Shoppers lined up last week at the crack of dawn on “Black Friday” for spectacular deals. What they don’t know is that the best bargains have already been taken — not by other shoppers, but by some of America’s largest corporations.
Walmart, the biggest corporation in America, with revenues of almost half a trillion dollars, gets a $1 billion tax break each year on average by exploiting federal tax loopholes, according to a new report from Americans for Tax Fairness. Taxpayers, even those lined up in the early morning darkness at giant retailers like Walmart, pay the price.
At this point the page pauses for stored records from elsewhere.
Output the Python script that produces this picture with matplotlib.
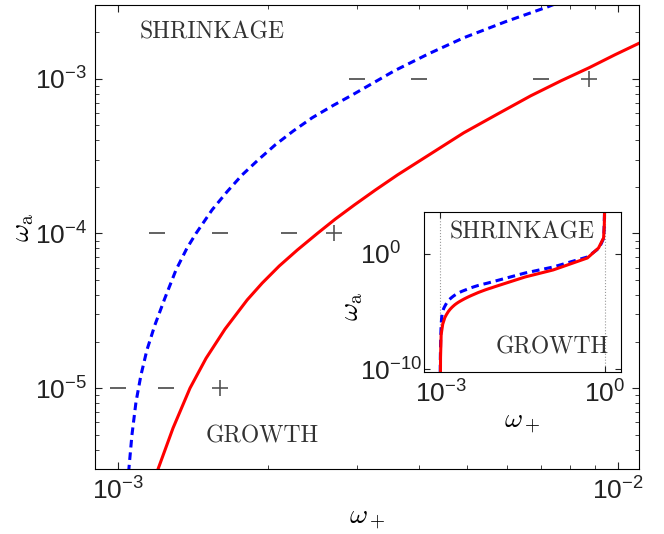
import matplotlib
matplotlib.use("Agg")
import matplotlib.pyplot as plt
from matplotlib.ticker import NullLocator

plt.rcParams['font.family'] = ['Liberation Sans', 'DejaVu Sans']

# boundary curves, shared by main plot and inset
blue_x = [0.99e-3, 0.995e-3, 1.01e-3, 1.03e-3, 1.052e-3, 1.067e-3, 1.087e-3, 1.112e-3,
          1.143e-3, 1.186e-3, 1.242e-3, 1.307e-3, 1.375e-3, 1.433e-3, 1.543e-3,
          1.653e-3, 1.772e-3, 1.908e-3, 2.064e-3, 2.243e-3, 2.447e-3, 2.685e-3,
          2.944e-3, 3.244e-3, 3.573e-3, 4.18e-3, 4.913e-3, 5.96e-3, 7.24e-3,
          3.5e-2, 0.115, 0.486, 0.8, 0.97, 1.0]
blue_y = [5e-11, 1e-9, 5e-8, 8e-7, 2.99e-6, 4.97e-6, 8.11e-6, 1.21e-5,
          1.76e-5, 2.56e-5, 3.82e-5, 5.81e-5, 8.05e-5, 1e-4, 1.42e-4,
          1.86e-4, 2.39e-4, 2.99e-4, 3.74e-4, 4.6e-4, 5.6e-4, 6.68e-4,
          7.87e-4, 9.42e-4, 1.127e-3, 1.45e-3, 1.84e-3, 2.34e-3, 2.92e-3,
          2.2e-2, 7.4e-2, 0.55, 3.3, 25, 4.5e3]

red_x = [1.0e-3, 1.003e-3, 1.03e-3, 1.1e-3, 1.203e-3, 1.289e-3, 1.394e-3, 1.501e-3,
         1.638e-3, 1.814e-3, 1.944e-3, 2.102e-3, 2.285e-3, 2.505e-3, 2.722e-3,
         2.972e-3, 3.273e-3, 3.623e-3, 4.22e-3, 4.913e-3, 5.75e-3, 6.69e-3,
         7.69e-3, 8.75e-3, 9.86e-3, 1.107e-2, 3.52e-2, 0.115, 0.486, 0.776,
         0.96, 0.99, 1.0]
red_y = [5e-11, 1e-9, 1e-7, 8e-7, 2.99e-6, 5.51e-6, 1e-5, 1.56e-5,
         2.41e-5, 3.72e-5, 4.78e-5, 6.16e-5, 7.82e-5, 1e-4, 1.24e-4,
         1.53e-4, 1.91e-4, 2.39e-4, 3.27e-4, 4.47e-4, 5.93e-4, 7.76e-4,
         9.7e-4, 1.178e-3, 1.43e-3, 1.71e-3, 1e-2, 4.1e-2, 0.45, 3.3,
         24.5, 300, 4.5e3]

# simulation outcomes: '-' shrinkage, '+' growth
minus_x = [3e-3, 4e-3, 7e-3, 1.2e-3, 1.6e-3, 2.2e-3, 1e-3, 1.25e-3]
minus_y = [1e-3, 1e-3, 1e-3, 1e-4, 1e-4, 1e-4, 1e-5, 1e-5]
plus_x = [8.75e-3, 2.7e-3, 1.6e-3]
plus_y = [1e-3, 1e-4, 1e-5]

dash = (0, (2.5, 1.6))
txt_kw = dict(family='cmr10', fontsize=17, color='#333333', ha='center', va='center')

fig = plt.figure(figsize=(6.64, 5.34), dpi=100)
ax = fig.add_axes([0.143, 0.1217, 0.819, 0.869])

ax.plot(blue_x, blue_y, color='#0000ff', lw=2.2, linestyle=dash)
ax.plot(red_x, red_y, color='#ff0000', lw=2.2)
ax.plot(minus_x, minus_y, linestyle='none', marker='_', ms=12, mew=1.3, color='#555555')
ax.plot(plus_x, plus_y, linestyle='none', marker='+', ms=12, mew=1.2, color='#555555')

ax.set_xscale('log')
ax.set_yscale('log')
ax.set_xlim(9e-4, 1.1e-2)
ax.set_ylim(3e-6, 3e-3)
ax.set_yticks([1e-5, 1e-4, 1e-3])
ax.set_xticks([1e-3, 1e-2])
ax.tick_params(which='both', direction='in', top=True, right=True, labelsize=19,
               colors='#222222')
ax.tick_params(which='major', length=5, pad=6)
ax.tick_params(which='minor', length=3)
ax.set_xlabel(r'$\omega_+$', math_fontfamily='cm', fontsize=20, labelpad=1)
ax.set_ylabel(r'$\omega_{\rm a}$', math_fontfamily='cm', fontsize=20)
ax.yaxis.set_label_coords(-0.108, 0.52)

ax.text(0.215, 0.94, 'SHRINKAGE', transform=ax.transAxes, **txt_kw)
ax.text(0.308, 0.071, 'GROWTH', transform=ax.transAxes, **txt_kw)

# inset: same curves over the full range
ins = fig.add_axes([424 / 664, 1 - 372 / 534, 197 / 664, 160 / 534])
ins.plot(blue_x, blue_y, color='#0000ff', lw=2.2, linestyle=dash)
ins.plot(red_x, red_y, color='#ff0000', lw=2.2)
ins.set_xscale('log')
ins.set_yscale('log')
ins.set_xlim(5e-4, 2)
ins.set_ylim(10 ** -10.26, 10 ** 3.65)
ins.set_xticks([1e-3, 1e0])
ins.set_yticks([1e-10, 1e0])
ins.xaxis.set_minor_locator(NullLocator())
ins.yaxis.set_minor_locator(NullLocator())
ins.grid(True, axis='x', linestyle=':', color='#999999', lw=0.8)
ins.tick_params(which='both', direction='in', top=True, right=True, labelsize=19,
                colors='#222222', length=4)
ins.tick_params(axis='x', pad=6)
ins.tick_params(axis='y', pad=46)
for lbl in ins.get_yticklabels():
    lbl.set_horizontalalignment('left')
ins.set_xlabel(r'$\omega_+$', math_fontfamily='cm', fontsize=20, labelpad=2)
ins.set_ylabel(r'$\omega_{\rm a}$', math_fontfamily='cm', fontsize=20)
ins.yaxis.set_label_coords(-0.30, 0.41)
ins.text(0.50, 0.875, 'SHRINKAGE', transform=ins.transAxes, **txt_kw)
ins.text(0.652, 0.156, 'GROWTH', transform=ins.transAxes, **txt_kw)

fig.savefig('out.png', dpi=100)
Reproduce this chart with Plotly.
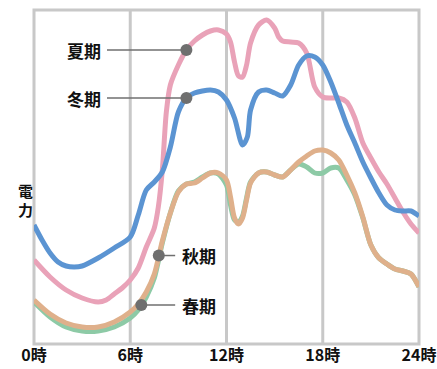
import numpy as np
import plotly.graph_objects as go

# hours of day
hours = [0, 0.5, 1, 1.5, 2, 2.5, 3, 4, 5, 6, 6.5, 7, 7.5, 8, 8.5, 9, 9.5, 10, 11, 11.5,
         12, 12.5, 13, 13.3, 13.5, 14, 14.5, 15, 15.5, 16, 16.5, 17, 17.5, 18, 18.5,
         19, 19.5, 20, 20.5, 21, 21.5, 22, 22.5, 23, 23.5, 24]
winter = [119, 104, 91, 82, 78, 77, 78, 86, 96, 107, 129, 154, 162, 172, 197, 232,
          246, 251, 254, 252, 244, 226, 199, 207, 234, 252, 254, 251, 248, 259, 279,
          288, 287, 279, 262, 241, 219, 201, 182, 166, 151, 139, 134, 133, 133, 128]

hours_s = [0, 1, 2, 3, 4, 4.5, 5, 5.5, 6, 6.5, 7, 7.5, 7.75, 8, 8.25, 8.5, 9, 9.5, 10,
           10.5, 11, 11.5, 12, 12.25, 12.5, 12.75, 13, 13.25, 13.5, 14, 14.5, 15, 15.25,
           15.5, 16, 16.5, 17, 17.5, 18, 18.5, 19, 19.5, 20, 20.5, 21, 21.5, 22, 22.5,
           23, 23.5, 24]
summer = [84, 67, 54, 46, 42, 44, 50, 56, 64, 76, 97, 116, 137, 174, 232, 259, 279,
          294, 303, 309, 313, 314, 310, 302, 282, 268, 267, 279, 301, 319, 324, 316,
          307, 303, 302, 301, 291, 257, 247, 246, 246, 242, 226, 201, 186, 172, 160,
          146, 132, 120, 111]

hours_a = [0, 1, 2, 3, 4, 5, 6, 6.5, 7, 7.5, 8, 8.5, 9, 9.5, 10, 10.5, 11, 11.5, 12,
           12.25, 12.5, 12.75, 13, 13.25, 13.5, 14, 14.5, 15, 15.5, 16, 16.5, 17, 17.5,
           18, 18.5, 19, 19.5, 20, 20.5, 21, 21.5, 22, 22.5, 23, 23.5, 24]
autumn = [44, 30, 21, 17, 17, 22, 32, 40, 52, 70, 103, 131, 152, 160, 161, 166, 171,
          171, 164, 147, 126, 120, 126, 144, 161, 171, 172, 169, 167, 174, 182, 188,
          193, 194, 191, 184, 169, 151, 127, 99, 86, 80, 75, 73, 70, 57]
spring = [42, 27, 17, 13, 13, 17, 26, 34, 47, 66, 101, 131, 153, 160, 162, 167, 171,
          170, 159, 139, 124, 122, 128, 146, 162, 171, 172, 169, 167, 174, 180, 177,
          171, 171, 176, 176, 164, 149, 126, 99, 86, 80, 75, 73, 70, 57]

tick_vals = [0, 6, 12, 18, 24]
tick_text = ["0時", "6時", "12時", "18時", "24時"]
grid_hours = [6, 12, 18]
axis_label = ["電", "力"]

# callouts: label, hour on curve
callout_summer = ("夏期", 9.5)
callout_winter = ("冬期", 9.5)
callout_autumn = ("秋期", 7.78)
callout_spring = ("春期", 6.69)

C_WIN = "#5b94d2"
C_SUM = "#e9a2b8"
C_AUT = "#dfb08b"
C_SPR = "#8dcaa6"
C_GRID = "#c8c8c8"
C_MARK = "#6f6f6f"
FONT = "Noto Sans CJK JP"

fig = go.Figure()
lw = 5
fig.add_trace(go.Scatter(x=hours_a, y=spring, mode="lines",
                         line=dict(color=C_SPR, width=lw, shape="spline", smoothing=0.8)))
fig.add_trace(go.Scatter(x=hours_a, y=autumn, mode="lines",
                         line=dict(color=C_AUT, width=lw, shape="spline", smoothing=0.8)))
fig.add_trace(go.Scatter(x=hours_s, y=summer, mode="lines",
                         line=dict(color=C_SUM, width=lw, shape="spline", smoothing=0.8)))
fig.add_trace(go.Scatter(x=hours, y=winter, mode="lines",
                         line=dict(color=C_WIN, width=lw, shape="spline", smoothing=0.8)))

pts = [
    (callout_summer, hours_s, summer, "left"),
    (callout_winter, hours, winter, "left"),
    (callout_autumn, hours_a, autumn, "right"),
    (callout_spring, hours_a, spring, "right"),
]
for (label, h), xs, ys, side in pts:
    yv = float(np.interp(h, xs, ys))
    if side == "left":
        x0, xt, anchor = 4.55, 4.3, "right"
    else:
        x0, xt, anchor = 8.8, 9.1, "left"
    fig.add_shape(type="line", x0=x0, x1=h, y0=yv, y1=yv,
                  line=dict(color=C_MARK, width=1.5), layer="above")
    fig.add_annotation(x=xt, y=yv, text=f"<b>{label}</b>", showarrow=False,
                       xanchor=anchor, yanchor="middle",
                       font=dict(family=FONT, size=17, color="#111"))
    fig.add_trace(go.Scatter(x=[h], y=[yv], mode="markers",
                             marker=dict(color=C_MARK, size=12)))

for g in grid_hours:
    fig.add_shape(type="line", x0=g, x1=g, y0=0, y1=1, yref="paper",
                  line=dict(color=C_GRID, width=3), layer="below")
fig.add_shape(type="rect", x0=0, x1=1, y0=0, y1=1, xref="paper", yref="paper",
              line=dict(color=C_GRID, width=3), layer="below")

for i, ch in enumerate(axis_label):
    fig.add_annotation(x=0, xshift=-17, y=0.5, yshift=-13 - 19 * i,
                       xref="paper", yref="paper",
                       text=f"<b>{ch}</b>", showarrow=False, borderpad=0,
                       font=dict(family=FONT, size=15, color="#111"))

fig.update_layout(
    width=437, height=369,
    margin=dict(l=34, r=18, t=10, b=25, autoexpand=False),
    plot_bgcolor="white", paper_bgcolor="white",
    showlegend=False,
    xaxis=dict(range=[0, 24], tickvals=tick_vals, automargin=False,
               ticktext=[f"<b>{t}</b>" for t in tick_text],
               showgrid=False, zeroline=False, showline=False, ticks="",
               tickfont=dict(family=FONT, size=16, color="#111")),
    yaxis=dict(range=[0, 334], showgrid=False, zeroline=False, showline=False,
               showticklabels=False, ticks="", automargin=False),
)
fig.write_html("out.html", config={"displayModeBar": False},
               post_script="document.body.style.margin='0';document.body.style.overflow='hidden';")
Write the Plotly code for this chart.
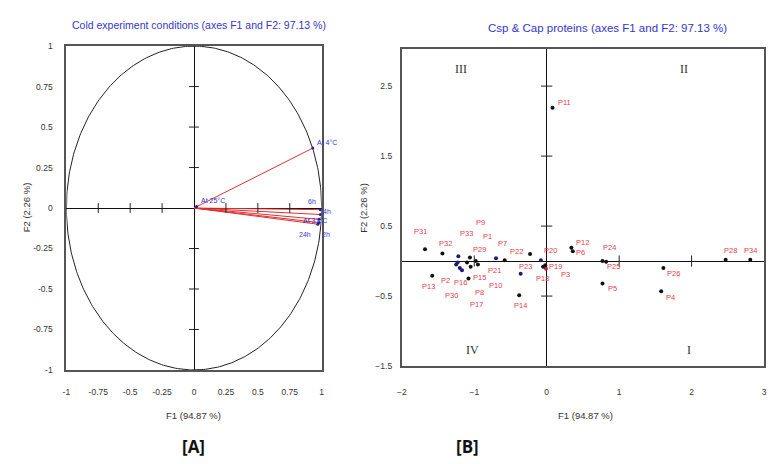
import numpy as np
import plotly.graph_objects as go

# ---------------- Data ----------------
# Panel A: correlation circle (variables)
var_names = ["At 4°C", "At 25°C", "6h", "4h", "At 37°C", "24h", "2h"]
var_f1 = [0.93, 0.02, 0.99, 0.99, 0.98, 0.98, 0.97]
var_f2 = [0.37, 0.01, -0.01, -0.04, -0.07, -0.09, -0.10]

# Panel B: observations (proteins)
prot_names = ["P31", "P32", "P33", "P9", "P1", "P29", "P7", "P22", "P20", "P12",
              "P6", "P24", "P25", "P28", "P34", "P26", "P4", "P5", "P3", "P19",
              "P18", "P23", "P14", "P21", "P10", "P8", "P17", "P15", "P16", "P2",
              "P30", "P13", "P11"]
prot_f1 = [-1.68, -1.44, -1.22, -1.06, -0.98, -1.10, -0.58, -0.23, -0.08, 0.34,
           0.36, 0.77, 0.82, 2.47, 2.81, 1.61, 1.58, 0.77, -0.01, -0.02,
           -0.05, -0.36, -0.38, -0.70, -0.95, -1.05, -1.17, -1.08, -1.20, -1.25,
           -1.23, -1.58, 0.08]
prot_f2 = [0.17, 0.11, 0.07, 0.05, 0.00, -0.02, 0.01, 0.10, 0.01, 0.19,
           0.14, 0.00, -0.01, 0.02, 0.02, -0.10, -0.43, -0.32, -0.11, -0.06,
           -0.08, -0.18, -0.49, 0.04, -0.05, -0.08, -0.13, -0.25, -0.10, -0.05,
           -0.02, -0.21, 2.19]
prot_group = ["k", "k", "b", "k", "k", "k", "k", "k", "b", "k",
              "k", "k", "k", "k", "k", "k", "k", "k", "r", "k",
              "k", "b", "k", "b", "k", "k", "b", "k", "b", "b",
              "b", "k", "k"]

quad_labels = ["III", "II", "IV", "I"]
quad_f1 = [-1.18, 1.89, -1.03, 1.97]
quad_f2 = [2.75, 2.75, -1.27, -1.27]

ticks_a = [-1, -0.75, -0.5, -0.25, 0, 0.25, 0.5, 0.75, 1]
tick_text_a = ["-1", "-0.75", "-0.5", "-0.25", "0", "0.25", "0.5", "0.75", "1"]
ticks_bx = [-2, -1, 0, 1, 2, 3]
ticks_by = [-1.5, -0.5, 0.5, 1.5, 2.5]

title_a = "Cold experiment conditions (axes F1 and F2: 97.13 %)"
title_b = "Csp & Cap proteins (axes F1 and F2: 97.13 %)"
xlab = "F1 (94.87 %)"
ylab = "F2 (2.26 %)"
radius = 1.0

# ---------------- Styles ----------------
var_label_shift = [(14, 6), (16, 6), (-8, 8), (7, 3), (-4, -1), (-14, -12), (8, -10)]
prot_label_shift = [(-5, 18), (3, 10), (8, 23), (11, 35), (12, 25), (12, 13), (-2, 17),
                    (-14, 3), (10, 10), (11, 5), (8, -1), (7, 14), (7, -5), (5, 9),
                    (0, 9), (10, -5), (9, -6), (10, -5), (20, -6), (10, -1), (-1, -12),
                    (5, 7), (1, -10), (-2, -12), (18, -21), (9, -26), (15, -34), (11, 1),
                    (1, -14), (-11, -16), (-6, -33), (-4, -11), (12, 5)]
grp_color = {"k": "#111111", "b": "#1c1c7a", "r": "#c0203a"}
FONT = "Liberation Sans Narrow, Liberation Sans, Arial, sans-serif"
BLUE = "#3535d0"
RED_LBL = "#e8404a"

fig = go.Figure()

# ---- Panel A ----
theta = np.linspace(0, 2 * np.pi, 400)
fig.add_trace(go.Scatter(x=radius * np.cos(theta), y=radius * np.sin(theta), mode="lines",
                         line=dict(color="#222222", width=1), xaxis="x", yaxis="y",
                         hoverinfo="skip", showlegend=False))
for f1, f2 in zip(var_f1, var_f2):
    fig.add_trace(go.Scatter(x=[0, f1], y=[0, f2], mode="lines",
                             line=dict(color="#e03030", width=1), xaxis="x", yaxis="y",
                             hoverinfo="skip", showlegend=False))
fig.add_trace(go.Scatter(x=var_f1, y=var_f2, mode="markers",
                         marker=dict(color="#2020a0", size=3), xaxis="x", yaxis="y",
                         showlegend=False))
inner_a = [t for t in ticks_a if t not in (-1, 0, 1)]
fig.add_trace(go.Scatter(x=inner_a, y=[0] * len(inner_a), mode="markers",
                         marker=dict(symbol="line-ns", size=7, line=dict(width=1, color="#222")),
                         xaxis="x", yaxis="y", hoverinfo="skip", showlegend=False))
fig.add_trace(go.Scatter(x=[0] * len(inner_a), y=inner_a, mode="markers",
                         marker=dict(symbol="line-ew", size=7, line=dict(width=1, color="#222")),
                         xaxis="x", yaxis="y", hoverinfo="skip", showlegend=False))

# ---- Panel B ----
fig.add_trace(go.Scatter(x=prot_f1, y=prot_f2, mode="markers",
                         marker=dict(color=[grp_color[g] for g in prot_group], size=4),
                         text=prot_names, xaxis="x2", yaxis="y2", showlegend=False))
inner_bx = [t for t in ticks_bx if t not in (-2, 0, 3)]
inner_by = [t for t in ticks_by if t != -1.5]
fig.add_trace(go.Scatter(x=inner_bx, y=[0] * len(inner_bx), mode="markers",
                         marker=dict(symbol="line-ns", size=8, line=dict(width=1, color="#222")),
                         xaxis="x2", yaxis="y2", hoverinfo="skip", showlegend=False))
fig.add_trace(go.Scatter(x=[0] * len(inner_by), y=inner_by, mode="markers",
                         marker=dict(symbol="line-ew", size=8, line=dict(width=1, color="#222")),
                         xaxis="x2", yaxis="y2", hoverinfo="skip", showlegend=False))

ann = []
for n, f1, f2, (dx, dy) in zip(var_names, var_f1, var_f2, var_label_shift):
    ann.append(dict(x=f1, y=f2, xref="x", yref="y", text=n, showarrow=False,
                    xshift=dx, yshift=dy, font=dict(family=FONT, size=7, color=BLUE)))
for n, f1, f2, (dx, dy) in zip(prot_names, prot_f1, prot_f2, prot_label_shift):
    ann.append(dict(x=f1, y=f2, xref="x2", yref="y2", text=n, showarrow=False,
                    xshift=dx, yshift=dy, font=dict(family=FONT, size=7.5, color=RED_LBL)))
for n, f1, f2 in zip(quad_labels, quad_f1, quad_f2):
    ann.append(dict(x=f1, y=f2, xref="x2", yref="y2", text=n, showarrow=False,
                    font=dict(family="Liberation Serif, Times New Roman, serif", size=12, color="#333")))


def paper_text(px, py, text, size, color, family=FONT, angle=0):
    return dict(x=px / 771, y=1 - py / 464, xref="paper", yref="paper", text=text,
                showarrow=False, xanchor="center", yanchor="middle", textangle=angle,
                font=dict(family=family, size=size, color=color))


ann += [
    paper_text(196, 20, title_a, 10.5, BLUE),
    paper_text(609, 23, title_b, 11.5, BLUE),
    paper_text(190, 420, xlab, 9.5, "#333"),
    paper_text(587, 420, xlab, 9.5, "#333"),
    paper_text(22, 207, ylab, 9.5, "#333", angle=-90),
    paper_text(362, 207, ylab, 9.5, "#333", angle=-90),
    paper_text(190, 451, "<b>[A]</b>", 17, "#111", family="Open Sans, DejaVu Sans, sans-serif"),
    paper_text(467, 451, "<b>[B]</b>", 17, "#111", family="Open Sans, DejaVu Sans, sans-serif"),
]

axis_common = dict(showgrid=False, zeroline=True, zerolinecolor="#111", zerolinewidth=1,
                   showline=True, linecolor="#555", linewidth=2, mirror=True, ticks="",
                   tickfont=dict(family=FONT, size=8.5, color="#333"))

fig.update_layout(
    width=771, height=464, margin=dict(l=0, r=0, t=0, b=0),
    paper_bgcolor="white", plot_bgcolor="white", showlegend=False,
    annotations=ann,
    xaxis=dict(domain=[62 / 771, 320 / 771], range=[-1, 1], tickvals=ticks_a, ticktext=tick_text_a,
               anchor="y", ticklabelstandoff=13, **axis_common),
    yaxis=dict(domain=[1 - 373 / 464, 1 - 42 / 464], range=[-1, 1], tickvals=ticks_a, ticktext=tick_text_a,
               anchor="x", ticklabelstandoff=10, **axis_common),
    xaxis2=dict(domain=[401 / 771, 767 / 771], range=[-2, 3], tickvals=ticks_bx, anchor="y2",
                ticklabelstandoff=17, **axis_common),
    yaxis2=dict(domain=[1 - 369 / 464, 1 - 45 / 464], range=[-1.5, 3.03], tickvals=ticks_by, anchor="x2",
                ticklabelstandoff=6, **axis_common),
)

fig.write_html("out.html", config={"displayModeBar": False},
               post_script="document.body.style.margin='0px';")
How? First, the more big corporations dodge paying their fair share of taxes, the more American families and small businesses have to make up, or else there is less money available for critical investments, such as rebuilding our crumbling roads and bridges, improving education and making college more affordable, or finding new medical cures.
When Black Friday shoppers check the prices, they’ll never see these hidden costs of tax avoidance. But when Americans figure out what’s going on they’ll have a bad case of the Black Friday Blues.
The $1 billion Walmart “saves” by ducking its fair share of federal taxes is a low estimate. It doesn’t count the taxes Walmart is avoiding on $21.4 billion in profits held offshore. Walmart has paid nothing to the U.S. Treasury on those earnings because corporations can indefinitely postpone paying U.S. taxes on offshore profits until they are brought back to America.
The retail giant is also working with other large corporations to deeply cut U.S. corporate tax rates. So while American families and small businesses continue to recover from the worst financial crisis since the Great Depression, huge corporations making record profits are trying to rewrite the law so they pay much less in taxes.
If these corporations are successful, they will blow a $1.3 trillion hole in the federal budget over the next 10 years. Walmart alone will pocket $720 million a year on average — in addition to the $1 billion it already “saves” from current tax loopholes.
Big companies know that cutting corporate taxes isn’t popular with the public. Americans are outraged that profitable companies like General Electric, Verizon and Boeing — as well as 23 others — paid absolutely nothing in taxes over the past five years, according to the watchdog group Citizens for Tax Justice. Polls show that American families oppose lower corporate tax rates; instead, they want a more equitable tax system in which corporations and the wealthy pay their fair share.
Fighting for an unpopular cause like lowering corporate tax rates could hurt corporate brands with the public. So Walmart and other companies pay large industry coalitions to do the work of waging media campaigns and cajoling members of Congress. Walmart is the only big box retailer that gives to all three of the industry groups that are trying to put a good face on bad policy — the RATE (Reforming America’s Taxes Equitably) Coalition, Alliance for Competitive Taxation and the Business Roundtable.
These organizations decry the 35 percent tax rate corporations are supposed to pay on profits when they know full well that they actually pay far less. Profitable corporations paid U.S. income taxes amounting to just 12.6 percent of worldwide income in 2010, according to the Government Accountability Office.
Walmart itself sends 74 lobbyists to twist arms on Capitol Hill, and tax issues are its No. 1 priority. It has spent $32.6 million lobbying over the past five years. It also tries to buy access to lawmakers by contributing heavily to their campaigns — giving $6.1 million since 2009, disproportionately to members of the two Congressional tax-writing committees.
Walmart wants to convince shoppers to flock to its stores on Black Friday to take advantage of low prices. What it doesn’t want you to know is that those prices come at a high cost of taxes dodged.
If large corporations succeed in slashing corporate tax rates, the effects on our country will be severe. For millions of American families and small businesses it will mean higher taxes, fewer services or a higher national debt. Today’s “Black Friday blues” could turn into a full-blown economic hangover.
Frank Clemente is executive director of Americans for Tax Fairness, a coalition of 425 national and state organizations.